We’d been married for 13 years in 1989 and that’s when we agreed to a trial separation. I did a Shirley Valentine and went on a Caribbean cruise.
Roger was 12 at the time and the guilt was terrible. But he was always happiest with his father. Maxine, my daughter, was 18 and told me to go. She could see how unhappy I was.
I felt I was dying inside. I went off to try to work out what was wrong but didn’t come up with any answers. I was constantly wondering whether I’d done the right thing. Roger was everything to me – my husband, business partner, mentor and best friend. I would sit on golden sands desperately hoping that he would suddenly jog up that beach and come and get me. But he didn’t.
After three months of travelling and thinking, I flew home. I couldn’t wait to see Roger. He phoned me immediately. He’d got some news for me he said: his 28-year-old girlfriend was pregnant.
We had agreed we could see other people, but I never imagined that he would. He was always such an honourable, faithful man – he’d never strayed.
I was devastated.
I felt I’d lost him for ever.
Nothing could prepare me for the first time I saw them together. It was at a parents’ evening at my son’s school. There was this young woman in a purple maternity dress with Roger by her side. He turned suddenly and I saw that he had their new baby strapped to his chest. The pain was so bad that I couldn’t breath.
But I had to pull myself together and decided to do a course at university. And it was through that course that I read the book that changed everything – Feel The Fear And Do It Anyway by Susan Jeffers. It was my wake-up call to life.
I’m very happy now. I love my life – it’s exciting and fulfilling – but my one regret is that it didn’t work out with my husband Roger.
Looking back, I don’t know what I would have done without the support of my sisters. We’ve made a pact to meet each other every six weeks at one of our homes. We sit and talk and just listen to each other.
There are so many first wives out there and if you’re open and honest with each other you can plug into an incredible network of support.
Society wants to label divorcees as failures, but that is simply not true. Some of the divorcees I know are the strongest women that you will ever have the pleasure to meet.
JULIE MURPHY, 39, was married to Eddie for nine years and has two children.
In 1987, while they were running a bar in Portugal, he left her for a 17-year-old girl. Julie is now a carer for a elderly gentleman in North Wales, where she lives with her son Jem, 18.
EDDIE was good-looking, charming and completely swept me off my feet. I was staying with my sister Ann in Surrey when I walked into the local pub and fell in love.
He was the landlord, 12 years my senior, and the most dynamic man I’d ever met. Within a year I’d married him. Two years later I’d had two children and was running a pub side by side with him on the South Bank in London. We were a great team.
The brewery was so impressed they gave us our own training house in Hammersmith, where we trained other managers. It was there that Eddie started being unfaithful.

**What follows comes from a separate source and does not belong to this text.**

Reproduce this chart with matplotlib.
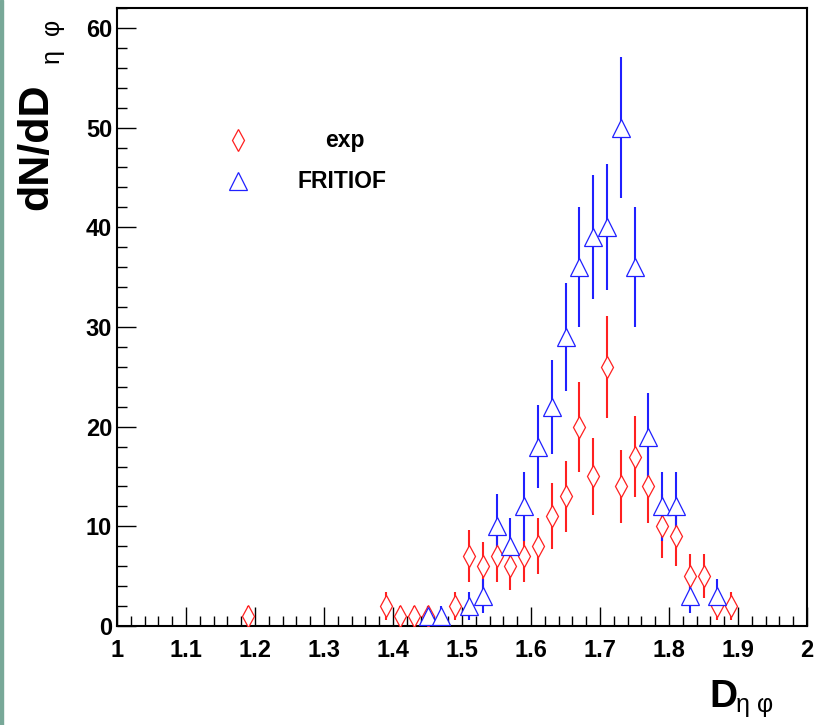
import numpy as np
import matplotlib
matplotlib.use("Agg")
import matplotlib.pyplot as plt
from matplotlib.ticker import MultipleLocator
from matplotlib.patches import Rectangle

plt.rcParams['font.family'] = ['Liberation Sans', 'DejaVu Sans']

# experimental data
exp_x = [1.19, 1.39, 1.41, 1.43, 1.45, 1.49, 1.51, 1.53, 1.55, 1.57, 1.59, 1.61,
         1.63, 1.65, 1.67, 1.69, 1.71, 1.73, 1.75, 1.77, 1.79, 1.81, 1.83, 1.85,
         1.87, 1.89]
exp_y = [1, 2, 1, 1, 1, 2, 7, 6, 7, 6, 7, 8,
         11, 13, 20, 15, 26, 14, 17, 14, 10, 9, 5, 5,
         2, 2]
exp_err = [1.0, 1.4, 1.0, 1.0, 1.0, 1.4, 2.6, 2.4, 2.6, 2.4, 2.6, 2.8,
           3.3, 3.6, 4.5, 3.9, 5.1, 3.7, 4.1, 3.7, 3.2, 3.0, 2.2, 2.2,
           1.4, 1.4]

# FRITIOF model
fri_x = [1.45, 1.47, 1.51, 1.53, 1.55, 1.57, 1.59, 1.61, 1.63, 1.65, 1.67,
         1.69, 1.71, 1.73, 1.75, 1.77, 1.79, 1.81, 1.83, 1.87]
fri_y = [1, 1, 2, 3, 10, 8, 12, 18, 22, 29, 36,
         39, 40, 50, 36, 19, 12, 12, 3, 3]
fri_err = [1.0, 1.0, 1.4, 1.7, 3.2, 2.8, 3.5, 4.2, 4.7, 5.4, 6.0,
           6.2, 6.3, 7.1, 6.0, 4.4, 3.5, 3.5, 1.7, 1.7]

xtick_labels = ['1', '1.1', '1.2', '1.3', '1.4', '1.5', '1.6', '1.7', '1.8', '1.9', '2']

W, H = 819, 725
fig = plt.figure(figsize=(W / 100, H / 100), dpi=100)
ax = fig.add_axes([117 / W, 1 - 626 / H, 690 / W, 618 / H])

ax.errorbar(exp_x, exp_y, yerr=exp_err, fmt='none', ecolor='#ff2020', elinewidth=1.5, zorder=2)
ax.errorbar(fri_x, fri_y, yerr=fri_err, fmt='none', ecolor='#2020ff', elinewidth=1.5, zorder=2)
ax.plot(exp_x, exp_y, ls='none', marker='d', ms=11, mfc='white', mec='#ff2020', mew=0.9, zorder=3)
ax.plot(fri_x, fri_y, ls='none', marker='^', ms=13, mfc='white', mec='#2020ff', mew=0.9, zorder=4)

ax.set_xlim(1, 2)
ax.set_ylim(0, 62)
ax.set_xticks(np.linspace(1, 2, 11))
ax.set_xticklabels(xtick_labels)
ax.xaxis.set_minor_locator(MultipleLocator(0.02))
ax.yaxis.set_major_locator(MultipleLocator(10))
ax.yaxis.set_minor_locator(MultipleLocator(2))

ax.tick_params(which='both', direction='in', top=False, right=False, width=1, color='black')
ax.tick_params(which='major', length=14)
ax.tick_params(which='minor', length=7)
ax.tick_params(axis='x', which='major', pad=9.5, labelsize=17)
ax.tick_params(axis='y', which='major', pad=3.5, labelsize=17)
for lab in ax.get_xticklabels() + ax.get_yticklabels():
    lab.set_fontweight('bold')
for sp in ax.spines.values():
    sp.set_linewidth(1.5)

# legend drawn by hand, ROOT style
ax.plot([(238 - 117) / 690], [(626 - 140) / 618], transform=ax.transAxes, ls='none', marker='d',
        ms=11, mfc='white', mec='#ff2020', mew=0.9, clip_on=False)
ax.plot([(238 - 117) / 690], [(626 - 181) / 618], transform=ax.transAxes, ls='none', marker='^',
        ms=13, mfc='white', mec='#2020ff', mew=0.9, clip_on=False)
fig.text(345 / W, 1 - 140 / H, 'exp', ha='center', va='center', fontsize=16.5, fontweight='bold')
fig.text(342 / W, 1 - 181 / H, 'FRITIOF', ha='center', va='center', fontsize=16.5, fontweight='bold')

# x axis title
fig.text(709 / W, 1 - 707 / H, 'D', ha='left', va='baseline', fontsize=28, fontweight='bold')
fig.text(736 / W, 1 - 712 / H, 'η φ', ha='left', va='baseline', fontsize=18)

# y axis title
fig.text(47 / W, 1 - 210 / H, 'dN/dD', ha='left', va='baseline', rotation=90,
         rotation_mode='anchor', fontsize=31, fontweight='bold')
fig.text(60 / W, 1 - 20 / H, 'η  φ', ha='right', va='baseline', rotation=90,
         rotation_mode='anchor', fontsize=18)

# thin frame strip on the left edge
fig.patches.append(Rectangle((0, 0), 2.5 / W, 1, transform=fig.transFigure,
                             color='#78a898', zorder=0))

fig.savefig('out.png', dpi=100)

It was a terrible time. I felt so hurt and lonely but I still loved him.
I loved him right up until the day he walked out.
I buried my head in the sand and our marriage went steadily downhill.
Eddie stopped hiding his affairs. It gave him a kick to see me upset – it reassured him that I still loved him.
Because I was so lonely, I started an affair with James, a rugby physiotherapist. He was sweet and a perfect gentleman. I told Eddie what I was doing and he didn’t say a thing. He thought I was lying.
It must have bothered him though, because when he came back from a holiday in Portugal, he told me we were going to start a new life there. We were going to buy a bar and we were going to be faithful and true. Silly me – I should have realised he already had a girlfriend over there.
We were there for four months before I realised what he was up to. I found him by the swimming pool with his arms around a young girl who was topless. He was 43 and having a relationship with a 17-year-old!
He didn’t come home that night and the next day to packed his bags and left. I told him that if he went after all that we’d been through, it was over. I’d had enough and I meant it with all my heart.
All I ever wanted was for him to love me and the kids, but he didn’t know how to love. He didn’t love me and he certainly didn’t love the children. He walked out, didn’t look back and hasn’t never spoken to either of the children since that day.
I stayed on in Portugal. I wouldn’t go home because it was like admitting failure. I had to make ends meet so I started selling real estate. I found I had a real talent for it.
Eddie wouldn’t renew the licence for the bar when it was due and his young girlfriend left him after that. She was young and careless and didn’t give a damn who she hurt. Eventually I heard Eddie had left Portugal and I haven’t seen him since.
After four years I had to come back home because my daughter Kate was about to take her GCSEs. I moved to Wales to be near one of my other sisters and for the first time I feel I know who I am.
I was only young when I married Eddie and he moulded me into what he wanted me to be – the cheery publican’s wife. I’m starting to think about me for a change. I’ve got a comfortable flat which I share with my son Jem and I’m going out with a lovely man who lives nearby.
My sisters have been a magnificent support thoughout my life dramas. It was difficult when Eddie left me in Portugal because physically they were thousands of miles away, but they would ring me daily and give me advice.
Veronica would tell me to come home; Anne would tell me to stay. But it didn’t really matter what they said: it was just knowing that they were there that mattered.
When I stayed at Anne’s, Veronica was there too because Tom had just left her. We formed our own little coven. We didn’t sit around and get maudlin; we sat and laughed and thought how much better off we were.
When you are left for a younger women, you have to learn to respect yourself and get out there again. I was lucky because I had two amazing sisters with similar experiences.